A French court is set to hand down a verdict on former prime minister Edouard Balladur on Thursday over a decades-old campaign financing scandal, days after ex-president Nicolas Sarkozy was found guilty of corruption.
Balladur, 91, is accused of using kickbacks from 1990s arms deals with Pakistan and Saudi Arabia to help finance a presidential bid in a case that has already seen six people sentenced to prison terms.
Balladur's former defence minister Francois Leotard, 78, was also put on trial.

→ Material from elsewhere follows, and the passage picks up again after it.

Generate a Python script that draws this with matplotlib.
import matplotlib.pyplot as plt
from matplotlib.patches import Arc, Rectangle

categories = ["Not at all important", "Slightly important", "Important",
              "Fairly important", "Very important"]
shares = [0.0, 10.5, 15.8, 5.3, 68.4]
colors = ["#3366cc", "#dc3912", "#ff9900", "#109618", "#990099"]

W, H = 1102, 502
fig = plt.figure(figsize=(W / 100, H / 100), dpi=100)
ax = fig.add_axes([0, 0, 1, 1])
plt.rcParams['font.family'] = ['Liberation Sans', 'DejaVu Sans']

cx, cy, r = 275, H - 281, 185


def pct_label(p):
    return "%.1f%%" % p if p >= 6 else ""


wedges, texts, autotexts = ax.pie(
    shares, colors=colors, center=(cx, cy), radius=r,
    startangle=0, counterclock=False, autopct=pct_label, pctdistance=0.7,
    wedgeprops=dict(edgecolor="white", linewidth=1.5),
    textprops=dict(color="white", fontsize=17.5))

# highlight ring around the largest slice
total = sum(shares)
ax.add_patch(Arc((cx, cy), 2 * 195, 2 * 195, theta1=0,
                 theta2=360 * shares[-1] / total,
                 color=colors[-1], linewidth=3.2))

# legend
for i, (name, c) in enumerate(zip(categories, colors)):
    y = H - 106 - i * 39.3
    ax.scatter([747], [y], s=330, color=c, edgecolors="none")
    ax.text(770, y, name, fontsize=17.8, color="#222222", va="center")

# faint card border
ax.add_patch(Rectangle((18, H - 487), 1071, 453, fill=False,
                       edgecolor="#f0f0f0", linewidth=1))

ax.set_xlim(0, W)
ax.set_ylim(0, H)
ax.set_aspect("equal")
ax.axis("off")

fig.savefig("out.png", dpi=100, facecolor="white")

Both men deny the charges.
Prosecutors have called for Balladur to be sentenced to a one-year suspended prison term and a fine of 50,000 euros ($60,000).

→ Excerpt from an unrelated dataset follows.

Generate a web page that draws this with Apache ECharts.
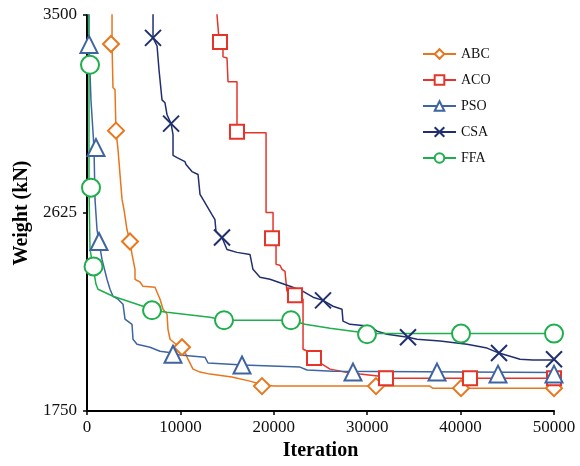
<!DOCTYPE html>
<html>
<head>
<meta charset="utf-8">
<script src="https://cdn.jsdelivr.net/npm/echarts@6/dist/echarts.min.js"></script>
<style>
  html, body { margin: 0; padding: 0; background: #fff; }
  #chart { width: 580px; height: 466px; }
</style>
</head>
<body>
<div id="chart"></div>
<script>
// convergence curves: [iteration, weight kN]
var names = ['ABC', 'ACO', 'PSO', 'CSA', 'FFA'];
var xTicks = [0, 10000, 20000, 30000, 40000, 50000];
var yTicks = [1750, 2625, 3500];

var abcLine = [[2680,3700],[2680,3370],[2780,3180],[3000,3170],[3100,2990],[3320,2905],[3750,2685],[3960,2640],
  [4280,2552],[4600,2500],[4820,2442],[5140,2376],[5140,2332],[5680,2320],[6000,2301],[7280,2297],[7820,2244],
  [8140,2200],[8570,2178],[8670,2111],[8890,2067],[9530,2045],[10280,2032],[10810,1979],[11350,1935],[12100,1922],
  [13170,1913],[15500,1900],[17450,1882],[18850,1865],[20000,1860],[36700,1860],[37000,1851],[50000,1851]];
var acoLine = [[13700,3700],[13920,3500],[14100,3410],[14240,3381],[14560,3346],[14560,3315],[14990,3310],[15100,3205],
  [16060,3205],[16060,2980],[19170,2980],[19170,2627],[19920,2627],[19920,2513],[20240,2477],[20240,2398],[20660,2394],
  [20880,2376],[21200,2367],[21310,2319],[21410,2279],[22000,2275],[22370,2261],[23130,2244],[23130,2023],[23560,2015],
  [24300,1984],[25160,1957],[26020,1935],[27600,1922],[29230,1913],[31370,1904],[32010,1895],[50000,1895]];
var psoLine = [[214,3700],[214,3368],[430,3120],[749,2914],[857,2685],[1071,2552],[1285,2499],[1606,2420],[2141,2332],
  [2463,2288],[2784,2257],[3319,2244],[3855,2222],[4069,2156],[4818,2133],[4925,2067],[5354,2045],[5461,2037],
  [6745,2032],[7816,2014],[9208,2006],[9958,1997],[12630,1988],[12955,1962],[16700,1953],[22806,1944],[23555,1931],
  [26340,1926],[50000,1920]];
var csaLine = [[7070,3700],[7070,3399],[7500,3363],[7710,3258],[8030,3125],[8350,3112],[8570,3059],[9000,3020],
  [9210,2971],[9210,2880],[9640,2870],[10490,2852],[10600,2839],[11240,2808],[11890,2795],[12100,2707],[12420,2685],
  [13380,2618],[13700,2596],[13810,2543],[14450,2517],[14990,2464],[16060,2451],[17450,2442],[17770,2376],[18520,2341],
  [19590,2332],[21740,2301],[23130,2279],[24200,2253],[25270,2239],[26340,2213],[27300,2200],[27410,2147],[28160,2133],
  [29230,2129],[30300,2125],[31050,2103],[32120,2089],[34370,2076],[35330,2067],[37800,2059],[40690,2045],[42830,2028],
  [44110,2006],[45290,1992],[46360,1979],[47750,1975],[50000,1975]];
var ffaLine = [[107,3700],[214,3280],[214,2737],[321,2464],[642,2389],[964,2310],[1178,2288],[2784,2257],[5996,2213],
  [6960,2195],[8566,2186],[13170,2164],[14669,2151],[21842,2151],[23341,2133],[26018,2116],[29230,2098],[29980,2092],
  [50000,2092]];

// sampled marker points drawn on the curves
var abcMarks = [[2570,3372],[3105,2989],[4604,2499],[10172,2032],[18737,1860],[30943,1860],[40044,1851],[50000,1851]];
var acoMarks = [[14240,3381],[16060,2984],[19808,2513],[22270,2261],[24305,1984],[32014,1895],[41008,1895],[50000,1895]];
var psoMarks = [[214,3370],[964,2914],[1285,2499],[9208,2001],[16596,1953],[28481,1922],[37475,1922],[44006,1913],[50000,1913]];
var csaMarks = [[7067,3399],[9000,3020],[14454,2517],[25269,2239],[34369,2076],[44113,2006],[50000,1979]];
var ffaMarks = [[321,3280],[428,2737],[700,2389],[6960,2195],[14669,2151],[21842,2151],[29980,2089],[40044,2092],[50000,2092]];

var colors = ['#e8761c', '#e5342a', '#3f65a1', '#202f70', '#1eae4c'];
var crossPath = 'path://M0,0L10,10M10,0L0,10';
var symbols = ['emptyDiamond', 'emptyRect', 'emptyTriangle', crossPath, 'emptyCircle'];
var sizes = [16, 14, 17, 16, 18];
var lines = [abcLine, acoLine, psoLine, csaLine, ffaLine];
var marks = [abcMarks, acoMarks, psoMarks, csaMarks, ffaMarks];

var serif = 'Liberation Serif';
var series = [];
names.forEach(function(n, i) {
  var isCross = i === 3;
  series.push({
    name: n,
    type: 'line',
    data: lines[i],
    showSymbol: false,
    symbol: symbols[i],
    symbolSize: sizes[i],
    lineStyle: { color: colors[i], width: 1.5 },
    itemStyle: isCross ? { color: colors[i], borderColor: colors[i], borderWidth: 1.5 } : { color: colors[i], borderWidth: 2 },
    z: 2
  });
});
names.forEach(function(n, i) {
  var isCross = i === 3;
  series.push({
    type: 'scatter',
    data: marks[i],
    symbol: symbols[i],
    symbolSize: sizes[i],
    itemStyle: isCross
      ? { color: 'none', borderColor: colors[i], borderWidth: 2, opacity: 1 }
      : { color: colors[i], borderColor: colors[i], borderWidth: 2.2, opacity: 1 },
    z: 3
  });
});

var chart = echarts.init(document.getElementById('chart'));
chart.setOption({
  animation: false,
  backgroundColor: '#fff',
  legend: {
    data: names,
    orient: 'vertical',
    left: 417, top: 42,
    itemWidth: 33, itemHeight: 12, itemGap: 12,
    textStyle: { fontFamily: serif, fontSize: 14, color: '#111' }
  },
  grid: { left: 87, right: 26, top: 15, bottom: 54 },
  xAxis: {
    type: 'value',
    min: xTicks[0], max: xTicks[xTicks.length - 1], interval: 10000,
    name: 'Iteration',
    nameLocation: 'middle', nameGap: 30,
    nameTextStyle: { fontFamily: serif, fontSize: 20, fontWeight: 'bold', color: '#000' },
    axisLine: { lineStyle: { color: '#000', width: 2 } },
    axisTick: { show: true, length: 4, lineStyle: { color: '#000', width: 1.5 } },
    axisLabel: { fontFamily: serif, fontSize: 17, color: '#111', margin: 8, formatter: function(v) { return String(v); } },
    splitLine: { show: false }
  },
  yAxis: {
    type: 'value',
    min: yTicks[0], max: yTicks[yTicks.length - 1], interval: 875,
    name: 'Weight (kN)',
    nameLocation: 'middle', nameGap: 52,
    nameTextStyle: { fontFamily: serif, fontSize: 20, fontWeight: 'bold', color: '#000' },
    axisLine: { show: true, lineStyle: { color: '#000', width: 2 } },
    axisTick: { show: true, length: 4, lineStyle: { color: '#000', width: 1.5 } },
    axisLabel: { fontFamily: serif, fontSize: 17, color: '#111', margin: 10, formatter: function(v) { return String(v); } },
    splitLine: { show: false }
  },
  series: series
});
</script>
</body>
</html>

Balladur and Leotard, both right-wingers, were charged in 2017 with "complicity in the misuse of corporate assets" over the sale of submarines to Pakistan and frigates to Saudi Arabia between 1993 and 1995.
Investigators discovered an estimated 13 million francs in kickbacks from the deals, now worth some 2.8 million euros after accounting for inflation.

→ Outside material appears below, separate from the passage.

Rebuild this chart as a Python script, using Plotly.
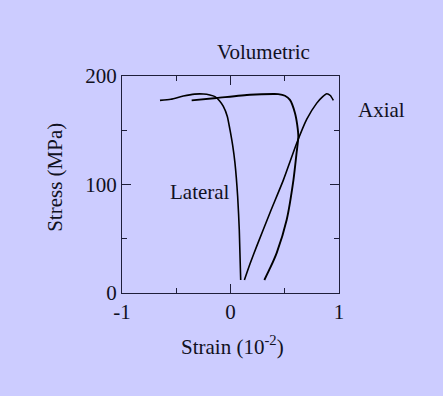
import plotly.graph_objects as go

# Data (strain in 1e-2, stress in MPa)
lateral_strain = [-0.65, -0.55, -0.435, -0.33, -0.25, -0.19, -0.143, -0.1, -0.066, -0.03, -0.005, 0.02, 0.041, 0.066, 0.081, 0.094]
lateral_stress = [177.5, 178.5, 181.5, 183.3, 183.4, 182.5, 181, 177, 172, 163, 150.5, 136, 120, 89, 58, 12]

axial_strain = [0.128, 0.18, 0.241, 0.364, 0.487, 0.61, 0.702, 0.795, 0.85, 0.887, 0.92, 0.948]
axial_stress = [12, 27, 43, 74, 104, 138, 160, 175, 181, 183.7, 182, 177.5]

vol_strain = [0.312, 0.37, 0.426, 0.518, 0.58, 0.61, 0.625, 0.615, 0.594, 0.548, 0.502, 0.44, 0.395, 0.18, -0.127, -0.358]
vol_stress = [12, 24, 37, 67.5, 104, 130, 144, 155, 166, 178, 181.8, 183.3, 183.4, 182.7, 179.7, 177.5]

font_family = "Liberation Serif, Times New Roman, serif"
bg = "#CCCCFF"
axis_color = "#1E1E3A"
text_color = "#111122"

fig = go.Figure()
for xs, ys, name, w in [(lateral_strain, lateral_stress, "Lateral", 1.6),
                        (axial_strain, axial_stress, "Axial", 1.6),
                        (vol_strain, vol_stress, "Volumetric", 1.9)]:
    fig.add_trace(go.Scatter(x=xs, y=ys, mode="lines", name=name,
                             line=dict(color="black", width=w, shape="spline", smoothing=0.6),
                             showlegend=False, hoverinfo="skip"))

axis_common = dict(
    showgrid=False, zeroline=False, showline=True, linecolor=axis_color, linewidth=1.3,
    mirror="ticks", ticks="inside", ticklen=9, tickwidth=1.3, tickcolor=axis_color,
    tickfont=dict(family=font_family, size=21, color=text_color),
)

fig.update_xaxes(range=[-1, 1], tickmode="array", tickvals=[-1, 0, 1], ticktext=["-1", "0", "1"],
                 minor=dict(tickmode="array", tickvals=[-0.5, 0.5], ticks="inside", ticklen=5,
                            tickwidth=1.3, tickcolor=axis_color, showgrid=False),
                 **axis_common)
fig.update_yaxes(range=[0, 200], tickmode="array", tickvals=[0, 100, 200], ticktext=["0", "100", "200"],
                 minor=dict(tickmode="array", tickvals=[50, 150], ticks="inside", ticklen=5,
                            tickwidth=1.3, tickcolor=axis_color, showgrid=False),
                 **axis_common)

ann_font = dict(family=font_family, size=21, color=text_color)
annotations = [
    dict(text="Volumetric", x=0.654, y=1.11),
    dict(text="Axial", x=1.198, y=0.843),
    dict(text="Lateral", x=0.359, y=0.465),
    dict(text="Strain (10<sup>-2</sup>)", x=0.507, y=-0.24),
    dict(text="Stress (MPa)", x=-0.309, y=0.535, textangle=-90),
]
for a in annotations:
    fig.add_annotation(xref="paper", yref="paper", showarrow=False,
                       xanchor="center", yanchor="middle", font=ann_font, **a)

fig.update_layout(
    width=443, height=396,
    margin=dict(l=122, r=104, t=76, b=103),
    paper_bgcolor=bg, plot_bgcolor=bg,
    showlegend=False,
)

fig.write_html("out.html", config={"displayModeBar": False},
               post_script="document.body.style.margin='0';document.body.style.background='#CCCCFF';")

A large chunk of the money is suspected to have been funnelled to Balladur's unsuccessful 1995 presidential bid, which he mounted while serving as prime minister in the final years of Francois Mitterrand's presidency.
The case is known in France as the "Karachi affair".
It came to light during an investigation into a 2002 bombing in Karachi, Pakistan, that targeted a bus transporting French engineers.
Fifteen people were killed, including 11 engineers working on the submarine contract, and the Al-Qaeda terror network was initially suspected of the attack.
But the focus later shifted to the submarines deal as investigators considered whether the bombing may have been revenge for former President Jacques Chirac's decision to halt commission payments for the arms deals shortly after he beat Balladur in the presidential vote.
Leotard is accused of having created an "opaque network" of intermediaries for the contracts signed with Pakistan and Saudi Arabia.
On Monday, former president Sarkozy was found guilty of corruption and sentenced to a three-year prison term in a decision that stunned France.
He was found to have formed a "corruption pact" with his lawyer Thierry Herzog to convince a judge to obtain and share information about an inquiry into the financing of Sarkozy's 2007 presidential campaign.
Sarkozy, 66, denies the charges and has vowed to clear his name with an appeal.
In two interviews Wednesday, he lambasted the verdict and said he was mulling filing a complaint with Europe's top rights court.
"I never betrayed the trust of the French people," France's president from 2007 to 2012 told TF1 channel in a primetime interview on Wednesday evening.